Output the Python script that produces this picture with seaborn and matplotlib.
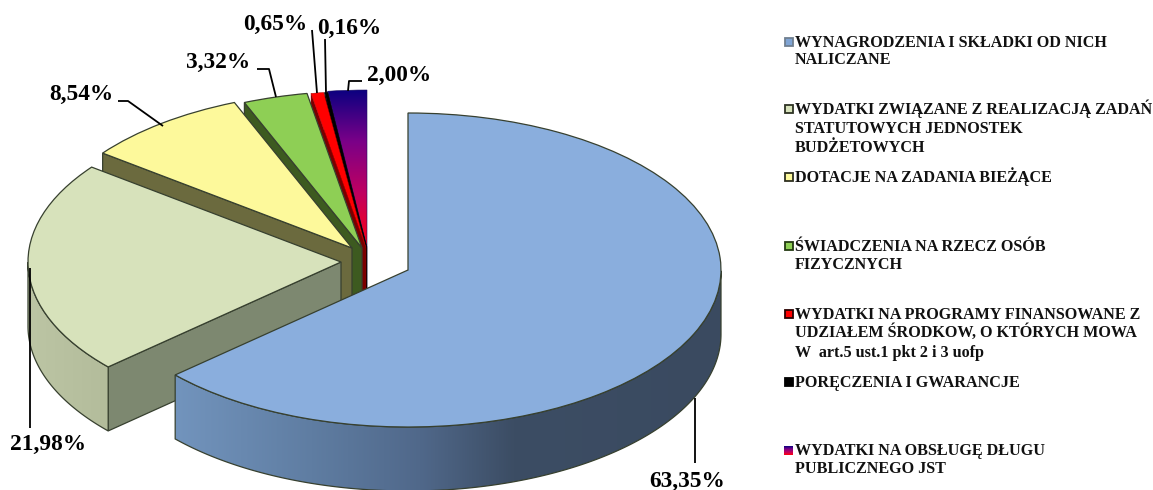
import numpy as np
import matplotlib
matplotlib.use("Agg")
import matplotlib.pyplot as plt
from matplotlib.colors import LinearSegmentedColormap
from matplotlib.patches import Polygon, Rectangle
import seaborn as sns

sns.set_theme(style="white")
plt.rcParams["font.family"] = ["Liberation Serif", "DejaVu Serif"]

# ---- data -------------------------------------------------------------
shares = [63.35, 21.98, 8.54, 3.32, 0.65, 0.16, 2.00]
share_labels = ["63,35%", "21,98%", "8,54%", "3,32%", "0,65%", "0,16%", "2,00%"]
legend_lines = [
    ["WYNAGRODZENIA I SKŁADKI OD NICH", "NALICZANE"],
    ["WYDATKI ZWIĄZANE Z REALIZACJĄ ZADAŃ", "STATUTOWYCH JEDNOSTEK", "BUDŻETOWYCH"],
    ["DOTACJE NA ZADANIA BIEŻĄCE"],
    ["ŚWIADCZENIA NA RZECZ OSÓB", "FIZYCZNYCH"],
    ["WYDATKI NA PROGRAMY FINANSOWANE Z", "UDZIAŁEM ŚRODKOW, O KTÓRYCH MOWA", "W  art.5 ust.1 pkt 2 i 3 uofp"],
    ["PORĘCZENIA I GWARANCJE"],
    ["WYDATKI NA OBSŁUGĘ DŁUGU", "PUBLICZNEGO JST"],
]

# ---- styles / layout (pixels of the 1153x490 canvas) --------------------
W, H = 1153, 490
RX, RY, DEPTH = 313.0, 157.0, 64.0
top_colors = sns.color_palette(["#8aaedd", "#d7e2bb", "#fdf99b", "#8ecf55", "#ff0000", "#000000", "#800080"])
face_colors = ["#56708f", "#7d8870", "#6b6a3e", "#3d5a20", "#7a0000", "#000000", "#640020"]
centers_px = [(408, 270), (341, 262), (352, 248), (362, 248), (366, 248), (367, 248), (367, 247)]
edge_colors = ["#37402f", "#37402f", "#37402f", "#37402f", "#a00000", "#000000", "#1a1060"]
edge_widths = [0.9, 0.9, 0.9, 0.9, 0.3, 0.3, 0.4]

blue_wall = LinearSegmentedColormap.from_list(
    "bw", [(0, "#7294bd"), (0.25, "#5f7da2"), (0.45, "#50688a"), (0.62, "#3c4d64"), (1, "#3a4a60")])
pale_wall = LinearSegmentedColormap.from_list("pw", ["#bcc5a4", "#b3bc9b"])
debt_top = LinearSegmentedColormap.from_list(
    "dt", [(0, "#0a0080"), (0.33, "#7a0088"), (0.66, "#c00060"), (1, "#ff0010")])
wall_maps = {0: blue_wall, 1: pale_wall}

fig = plt.figure(figsize=(W / 100, H / 100), dpi=100, facecolor="white")
ax = fig.add_axes([0, 0, 1, 1])


def U(x, y):
    return x / RX, (H - y) / RY


wedges, _ = ax.pie(shares, startangle=90, counterclock=False, radius=1, colors=top_colors)

dz = DEPTH / RY
order = [6, 5, 4, 3, 2, 1, 0]
for rank, i in enumerate(order):
    w = wedges[i]
    cx, cy = U(*centers_px[i])
    w.set_center((cx, cy))
    w.set_edgecolor(edge_colors[i])
    w.set_linewidth(edge_widths[i])
    z = 2 + rank
    w.set_zorder(z + 0.5)
    t1, t2 = w.theta1, w.theta2
    mid = np.deg2rad((t1 + t2) / 2)
    m = np.array([np.cos(mid), np.sin(mid)])
    # flat cut faces that turn towards the viewer
    for t in (t1, t2):
        a = np.deg2rad(t)
        u = np.array([np.cos(a), np.sin(a)])
        n = np.array([-u[1], u[0]])
        if n @ m > 0:
            n = -n
        if n[1] < -1e-6:
            ax.add_patch(Polygon([(cx, cy), (cx + u[0], cy + u[1]),
                                  (cx + u[0], cy + u[1] - dz), (cx, cy - dz)],
                                 closed=True, facecolor=face_colors[i], edgecolor=edge_colors[i],
                                 linewidth=edge_widths[i], zorder=z))
    # outer rim wall
    t = np.deg2rad(np.linspace(t1, t2, 400))
    t = t[np.sin(t) <= 0]
    if t.size > 2:
        xs, ys = cx + np.cos(t), cy + np.sin(t)
        pts = np.r_[np.c_[xs, ys], np.c_[xs, ys - dz][::-1]]
        poly = Polygon(pts, closed=True, facecolor="none", edgecolor=edge_colors[i],
                       linewidth=0.9, zorder=z + 0.2)
        ax.add_patch(poly)
        im = ax.imshow(np.linspace(0, 1, 256)[None, :], cmap=wall_maps[i], aspect="auto",
                       extent=(xs.min(), xs.max(), ys.min() - dz, ys.max()), zorder=z + 0.1)
        im.set_clip_path(poly)

# gradient on the debt-service slice
dw = wedges[6]
cx, cy = dw.center
im = ax.imshow(np.linspace(0, 1, 256)[:, None], cmap=debt_top, aspect="auto", origin="upper",
               extent=(cx - 0.2, cx + 0.05, cy, cy + 1.0), zorder=dw.get_zorder() - 0.01)
im.set_clip_path(dw)
dw.set_facecolor("none")

ax.set_aspect("auto")
ax.set_xlim(0, W / RX)
ax.set_ylim(0, H / RY)
ax.axis("off")

# ---- overlay in pixel coordinates: leaders, labels, legend --------------
ov = fig.add_axes([0, 0, 1, 1], facecolor="none")
leaders = [
    [(695, 398), (695, 463)],
    [(30, 268), (30, 428)],
    [(163, 126), (128, 101), (118, 101)],
    [(276, 97), (269, 69), (257, 69)],
    [(317, 93), (312, 30)],
    [(326, 93), (325, 39)],
    [(348, 91), (349, 81), (362, 81)],
]
label_pos = [(687, 487), (48, 450), (81, 100), (218, 68), (275, 30), (349, 34), (399, 81)]
for path, txt, (lx, ly) in zip(leaders, share_labels, label_pos):
    p = np.array(path)
    ov.plot(p[:, 0], p[:, 1], color="black", lw=1.3, solid_capstyle="butt", zorder=20)
    ov.text(lx, ly, txt, ha="center", va="baseline", fontsize=16.8, fontweight="bold",
            color="black", zorder=21)

legend_first_y = [42, 109, 177, 246, 314, 382, 450]
line_steps = [[0, 17], [0, 19, 38], [0], [0, 18], [0, 18, 38], [0], [0, 18]]
swatch_fill = ["#7fa4d4", "#d7e2bb", "#fdf99b", "#8ecf55", "#ff0000", "#000000", None]
swatch_edge = ["#6f7f90", "#2e3324", "#2e3020", "#243a12", "#2a0000", "#000000", "none"]
for lines, y0, steps, fc, ec in zip(legend_lines, legend_first_y, line_steps, swatch_fill, swatch_edge):
    if fc is None:
        ov.imshow(np.linspace(0, 1, 64)[:, None], cmap=debt_top, aspect="auto", origin="upper",
                  extent=(784, 793, y0 + 4.5, y0 - 4.5), zorder=5)
    else:
        ov.add_patch(Rectangle((784.5, y0 - 4), 8, 8, facecolor=fc, edgecolor=ec, linewidth=1.3, zorder=5))
    for line, s in zip(lines, steps):
        ov.text(795, y0 + s + 5, line, ha="left", va="baseline", fontsize=11.6,
                fontweight="bold", color="#111111")

ov.set_xlim(0, W)
ov.set_ylim(H, 0)
ov.axis("off")

fig.savefig("out.png", dpi=100, facecolor="white")
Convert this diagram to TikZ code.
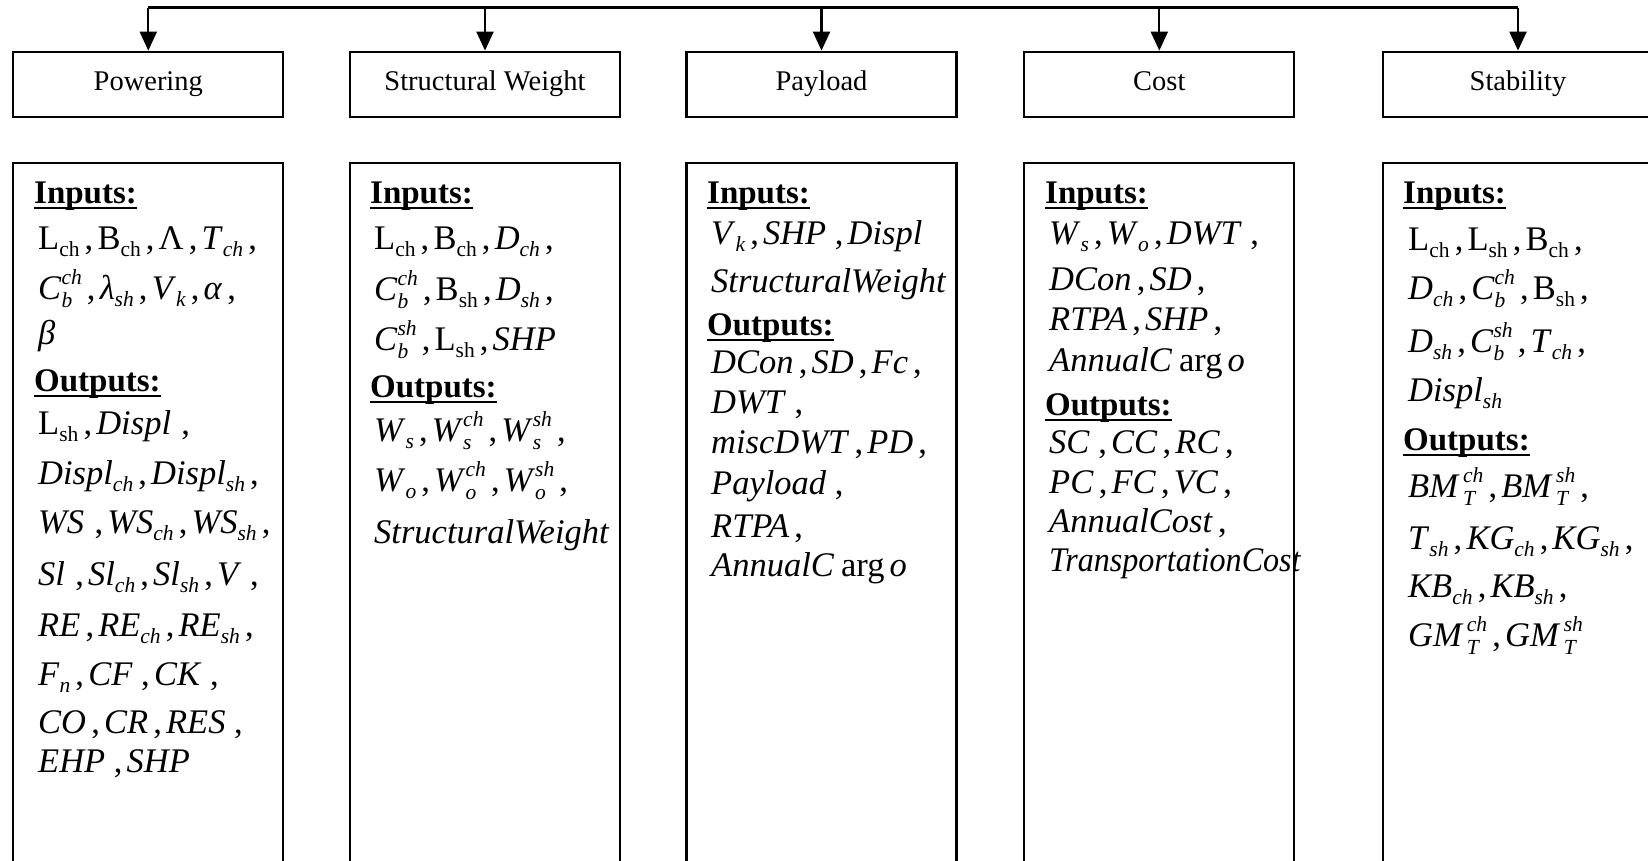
\documentclass[tikz,border=0pt]{standalone}
\usepackage{fontspec}
\usepackage{graphicx}
\setmainfont{Liberation Serif}
\usetikzlibrary{arrows.meta}

% font sizes
\newcommand\MainFont{\fontsize{34.5bp}{40bp}\selectfont}
\newcommand\LabelFont{\fontsize{33bp}{40bp}\selectfont}
\newcommand\HeadFont{\fontsize{28.5bp}{32bp}\selectfont}
\newcommand\SubFont{\fontsize{21.5bp}{21.5bp}\selectfont}

% subscripts / superscripts built in text mode
\newcommand\Lo[1]{\raisebox{-0.22em}{\SubFont #1}}
\newcommand\LoI[1]{\raisebox{-0.22em}{\SubFont\itshape #1}}
\newcommand\LoHi[2]{%
  \setbox0=\hbox{\raisebox{-0.24em}{\SubFont\itshape #1}}%
  \setbox2=\hbox{\raisebox{0.43em}{\SubFont\itshape #2}}%
  \ifdim\wd0>\wd2 \rlap{\copy2}\copy0 \else\rlap{\copy0}\copy2\fi}
\newcommand\Cm{\kern0.15em,\kern0.12em}
\newcommand\I[1]{\textit{#1}}

% underlined bold heading inside the panels
\newcommand\UL[1]{\setbox4=\hbox{#1}\rlap{\rule[-6bp]{\wd4}{2.5bp}}\box4}
\newcommand\Head[1]{{\LabelFont\UL{\textbf{#1}}}}

\tikzset{
  wire/.style={line width=2.2bp},
  drop/.style={wire, -{Triangle[width=17bp,length=19bp]}},
  headbox/.style={draw, line width=2.2bp, minimum width=270bp, minimum height=65bp,
    inner sep=0pt, font=\HeadFont, text height=19.5bp, text depth=7bp},
  panel/.style={draw, line width=2.2bp, minimum width=270bp, minimum height=800bp,
    inner sep=0pt, anchor=north},
  row/.style={anchor=base west, inner sep=0pt, font=\MainFont},
}

\begin{document}
\begin{tikzpicture}[x=1bp, y=-1bp]
\useasboundingbox (0,0) rectangle (1648,860);
\clip (0,0) rectangle (1648,860);

% module headers
\node[headbox] (powH) at (148.3,84.2) {Powering};
\node[headbox] (strH) at (485,84.2) {Structural Weight};
\node[headbox] (payH) at (821.5,84.2) {Payload};
\node[headbox] (cosH) at (1159.3,84.2) {Cost};
\node[headbox] (staH) at (1518,84.2) {Stability};

% distribution bus with drops to every module
\coordinate (busL) at (148.3,7.5);
\coordinate (busR) at (1518,7.5);
\draw[wire] (busL) -- (busR);
\foreach \h in {powH,strH,payH,cosH,staH}
  \draw[drop] (\h.north |- busL) -- (\h.north);

% input/output panels
\node[panel] (powP) at (148.3,161.5) {};
\node[panel] (strP) at (485,161.5) {};
\node[panel] (payP) at (821.5,161.5) {};
\node[panel] (cosP) at (1159.3,161.5) {};
\node[panel] (staP) at (1518,161.5) {};

% Powering
\node[row] (pw0) at (34,203) {\Head{Inputs:}};
\node[row] (pw1) at (38,249) {L\Lo{ch}\Cm B\Lo{ch}\Cm Λ\Cm\I{T}\LoI{ch}\Cm};
\node[row] (pw2) at (38,299) {\I{C}\LoHi{b}{ch}\Cm\I{λ}\LoI{sh}\Cm\I{V}\LoI{k}\Cm\I{α}\Cm};
\node[row] (pw3) at (38,344) {\I{β}};
\node[row] (pw4) at (34,391) {\Head{Outputs:}};
\node[row] (pw5) at (38,434) {L\Lo{sh}\Cm\I{Displ}\kern0.15em\Cm};
\node[row] (pw6) at (38,484) {\I{Displ}\LoI{ch}\Cm\I{Displ}\LoI{sh}\Cm};
\node[row] (pw7) at (38,533) {\I{WS}\kern0.15em\Cm\I{WS}\LoI{ch}\Cm\I{WS}\LoI{sh}\Cm};
\node[row] (pw8) at (38,585) {\I{Sl}\kern0.15em\Cm\I{Sl}\LoI{ch}\Cm\I{Sl}\LoI{sh}\Cm\I{V}\kern0.1em\Cm};
\node[row] (pw9) at (38,636) {\I{RE}\Cm\I{RE}\LoI{ch}\Cm\I{RE}\LoI{sh}\Cm};
\node[row] (pw10) at (38,685) {\I{F}\LoI{n}\Cm\I{CF}\kern0.1em\Cm\I{CK}\kern0.1em\Cm};
\node[row] (pw11) at (38,733) {\I{CO}\Cm\I{CR}\Cm\I{RES}\kern0.1em\Cm};
\node[row] (pw12) at (38,772) {\I{EHP}\kern0.1em\Cm\I{SHP}};

% Structural Weight
\node[row] (sw0) at (370,203) {\Head{Inputs:}};
\node[row] (sw1) at (374,249) {L\Lo{ch}\Cm B\Lo{ch}\Cm\I{D}\LoI{ch}\Cm};
\node[row] (sw2) at (374,300) {\I{C}\LoHi{b}{ch}\Cm B\Lo{sh}\Cm\I{D}\LoI{sh}\Cm};
\node[row] (sw3) at (374,350) {\I{C}\LoHi{b}{sh}\Cm L\Lo{sh}\Cm\I{SHP}};
\node[row] (sw4) at (370,397) {\Head{Outputs:}};
\node[row] (sw5) at (374,441) {\I{W}\LoI{s}\Cm\I{W}\LoHi{s}{ch}\Cm\I{W}\LoHi{s}{sh}\Cm};
\node[row] (sw6) at (374,491) {\I{W}\LoI{o}\Cm\I{W}\LoHi{o}{ch}\Cm\I{W}\LoHi{o}{sh}\Cm};
\node[row] (sw7) at (374,543) {\I{StructuralWeight}};

% Payload
\node[row] (pl0) at (707,203) {\Head{Inputs:}};
\node[row] (pl1) at (711,244) {\I{V}\LoI{k}\Cm\I{SHP}\kern0.1em\Cm\I{Displ}};
\node[row] (pl2) at (711,292) {\I{StructuralWeight}};
\node[row] (pl3) at (707,335) {\Head{Outputs:}};
\node[row] (pl4) at (711,373) {\I{DCon}\Cm\I{SD}\Cm\I{Fc}\Cm};
\node[row] (pl5) at (711,413) {\I{DWT}\kern0.1em\Cm};
\node[row] (pl6) at (711,453) {\I{miscDWT}\Cm\I{PD}\Cm};
\node[row] (pl7) at (711,494) {\I{Payload}\kern0.1em\Cm};
\node[row] (pl8) at (711,537) {\I{RTPA}\Cm};
\node[row] (pl9) at (711,576) {\I{AnnualC}\kern0.2em arg\kern0.15em\I{o}};

% Cost
\node[row] (co0) at (1045,203) {\Head{Inputs:}};
\node[row] (co1) at (1049,244) {\I{W}\LoI{s}\Cm\I{W}\LoI{o}\Cm\I{DWT}\kern0.1em\Cm};
\node[row] (co2) at (1049,290) {\I{DCon}\Cm\I{SD}\Cm};
\node[row] (co3) at (1049,330) {\I{RTPA}\Cm\I{SHP}\Cm};
\node[row] (co4) at (1049,371) {\I{AnnualC}\kern0.2em arg\kern0.15em\I{o}};
\node[row] (co5) at (1045,415) {\Head{Outputs:}};
\node[row] (co6) at (1049,453) {\I{SC}\kern0.1em\Cm\I{CC}\Cm\I{RC}\Cm};
\node[row] (co7) at (1049,493) {\I{PC}\Cm\I{FC}\Cm\I{VC}\Cm};
\node[row] (co8) at (1049,532) {\I{AnnualCost}\Cm};
\node[row] (co9) at (1049,571) {\scalebox{0.93}[1]{\I{TransportationCost}}};

% Stability
\node[row] (st0) at (1403,203) {\Head{Inputs:}};
\node[row] (st1) at (1408,250) {L\Lo{ch}\Cm L\Lo{sh}\Cm B\Lo{ch}\Cm};
\node[row] (st2) at (1408,299) {\I{D}\LoI{ch}\Cm\I{C}\LoHi{b}{ch}\Cm B\Lo{sh}\Cm};
\node[row] (st3) at (1408,352) {\I{D}\LoI{sh}\Cm\I{C}\LoHi{b}{sh}\Cm\I{T}\LoI{ch}\Cm};
\node[row] (st4) at (1408,401) {\I{Displ}\LoI{sh}};
\node[row] (st5) at (1403,450) {\Head{Outputs:}};
\node[row] (st6) at (1408,497) {\I{BM}\kern0.1em\LoHi{T}{ch}\Cm\I{BM}\kern0.1em\LoHi{T}{sh}\Cm};
\node[row] (st7) at (1408,549) {\I{T}\LoI{sh}\Cm\I{KG}\LoI{ch}\Cm\I{KG}\LoI{sh}\Cm};
\node[row] (st8) at (1408,597) {\I{KB}\LoI{ch}\Cm\I{KB}\LoI{sh}\Cm};
\node[row] (st9) at (1408,646) {\I{GM}\kern0.1em\LoHi{T}{ch}\Cm\I{GM}\kern0.1em\LoHi{T}{sh}};
\end{tikzpicture}
\end{document}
· · · · · · ·
Up to and including the line containing "edge_widths = [0.9, 0.9, 0.9, 0.9, 0.3, 0.3, 0.4]", repeat every line from the start of the data, but none of the pictures.

**Result of the exercise:**
Output the Python script that produces this picture with seaborn and matplotlib.
import numpy as np
import matplotlib
matplotlib.use("Agg")
import matplotlib.pyplot as plt
from matplotlib.colors import LinearSegmentedColormap
from matplotlib.patches import Polygon, Rectangle
import seaborn as sns

sns.set_theme(style="white")
plt.rcParams["font.family"] = ["Liberation Serif", "DejaVu Serif"]

# ---- data -------------------------------------------------------------
shares = [63.35, 21.98, 8.54, 3.32, 0.65, 0.16, 2.00]
share_labels = ["63,35%", "21,98%", "8,54%", "3,32%", "0,65%", "0,16%", "2,00%"]
legend_lines = [
    ["WYNAGRODZENIA I SKŁADKI OD NICH", "NALICZANE"],
    ["WYDATKI ZWIĄZANE Z REALIZACJĄ ZADAŃ", "STATUTOWYCH JEDNOSTEK", "BUDŻETOWYCH"],
    ["DOTACJE NA ZADANIA BIEŻĄCE"],
    ["ŚWIADCZENIA NA RZECZ OSÓB", "FIZYCZNYCH"],
    ["WYDATKI NA PROGRAMY FINANSOWANE Z", "UDZIAŁEM ŚRODKOW, O KTÓRYCH MOWA", "W  art.5 ust.1 pkt 2 i 3 uofp"],
    ["PORĘCZENIA I GWARANCJE"],
    ["WYDATKI NA OBSŁUGĘ DŁUGU", "PUBLICZNEGO JST"],
]

# ---- styles / layout (pixels of the 1153x490 canvas) --------------------
W, H = 1153, 490
RX, RY, DEPTH = 313.0, 157.0, 64.0
top_colors = sns.color_palette(["#8aaedd", "#d7e2bb", "#fdf99b", "#8ecf55", "#ff0000", "#000000", "#800080"])
face_colors = ["#56708f", "#7d8870", "#6b6a3e", "#3d5a20", "#7a0000", "#000000", "#640020"]
centers_px = [(408, 270), (341, 262), (352, 248), (362, 248), (366, 248), (367, 248), (367, 247)]
edge_colors = ["#37402f", "#37402f", "#37402f", "#37402f", "#a00000", "#000000", "#1a1060"]
edge_widths = [0.9, 0.9, 0.9, 0.9, 0.3, 0.3, 0.4]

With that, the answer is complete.